We prayed together and then entered the building. Both couples were denied marriage licenses because of current Mississippi laws.
We all knew that would happen. So why do it, people have asked.
For me, the first reason is my Christian faith. People are hurting because of laws that treat LGBT people differently. Loving couples are denied the freedom to marry. Parents are considered legal strangers to their children. Gay youth grow up feeling alone. Especially when people are hurting, God urges us to act and to follow Jesus’ teachings – to seek justice, to love our neighbor and to love those who oppose us.
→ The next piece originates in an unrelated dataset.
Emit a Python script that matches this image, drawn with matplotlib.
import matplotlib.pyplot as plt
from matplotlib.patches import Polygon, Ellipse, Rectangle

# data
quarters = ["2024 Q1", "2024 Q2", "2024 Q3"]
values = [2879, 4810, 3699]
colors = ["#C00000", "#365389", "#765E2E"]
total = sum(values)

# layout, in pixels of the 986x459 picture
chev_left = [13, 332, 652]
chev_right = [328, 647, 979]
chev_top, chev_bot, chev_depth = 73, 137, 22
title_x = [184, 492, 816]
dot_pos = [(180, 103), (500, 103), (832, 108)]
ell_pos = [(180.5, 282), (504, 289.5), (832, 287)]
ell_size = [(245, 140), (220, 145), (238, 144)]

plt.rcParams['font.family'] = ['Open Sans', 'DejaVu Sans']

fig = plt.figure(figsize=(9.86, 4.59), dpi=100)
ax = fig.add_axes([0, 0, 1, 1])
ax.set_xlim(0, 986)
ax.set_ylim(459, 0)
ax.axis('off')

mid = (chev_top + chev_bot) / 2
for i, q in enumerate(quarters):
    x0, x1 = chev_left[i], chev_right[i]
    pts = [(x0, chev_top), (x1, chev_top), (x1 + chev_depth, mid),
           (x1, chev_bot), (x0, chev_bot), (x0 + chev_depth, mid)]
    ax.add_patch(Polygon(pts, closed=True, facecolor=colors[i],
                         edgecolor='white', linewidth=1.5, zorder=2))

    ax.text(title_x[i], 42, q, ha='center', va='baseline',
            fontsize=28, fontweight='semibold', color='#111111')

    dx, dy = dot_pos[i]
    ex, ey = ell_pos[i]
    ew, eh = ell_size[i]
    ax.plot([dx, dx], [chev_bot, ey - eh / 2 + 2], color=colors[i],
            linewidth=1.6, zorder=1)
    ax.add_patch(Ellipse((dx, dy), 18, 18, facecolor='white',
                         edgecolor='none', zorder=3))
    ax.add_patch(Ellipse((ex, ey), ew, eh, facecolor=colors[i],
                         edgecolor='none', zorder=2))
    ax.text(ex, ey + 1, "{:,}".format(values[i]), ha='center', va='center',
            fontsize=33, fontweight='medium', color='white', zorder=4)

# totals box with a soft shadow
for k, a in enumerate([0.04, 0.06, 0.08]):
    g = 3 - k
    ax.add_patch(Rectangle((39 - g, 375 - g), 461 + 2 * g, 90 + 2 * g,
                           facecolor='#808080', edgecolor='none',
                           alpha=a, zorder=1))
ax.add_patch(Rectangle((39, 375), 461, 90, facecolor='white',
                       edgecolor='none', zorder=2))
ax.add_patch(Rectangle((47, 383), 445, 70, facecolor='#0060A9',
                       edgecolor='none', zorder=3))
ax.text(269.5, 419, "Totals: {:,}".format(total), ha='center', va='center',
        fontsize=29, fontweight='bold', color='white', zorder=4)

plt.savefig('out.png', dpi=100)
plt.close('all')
What would you do to be with the person you love? Would you proclaim your love publicly even when you were told it was illegal to marry that person? Those are the questions that Michael and Robert face each day. When they stood up to request a marriage license, they stood up for love. But they also stood up so that gay kids in Tupelo know they are not alone, that there are people ready to fight for their equality.
We are not asking anyone to change their faith beliefs. But we are asking for people to listen to God’s voice in our midst, shining a light on the reality that most American families and churches include LGBT people (whether openly or not), many of whom are hurting. That’s why we are calling for laws to change, to ensure that the freedoms we count as sacred in our country are extended to all people and families. We also take these actions to start a new conversation, understanding that many in Tupelo are wrestling with these issues. Too much is at stake for us to stay silent.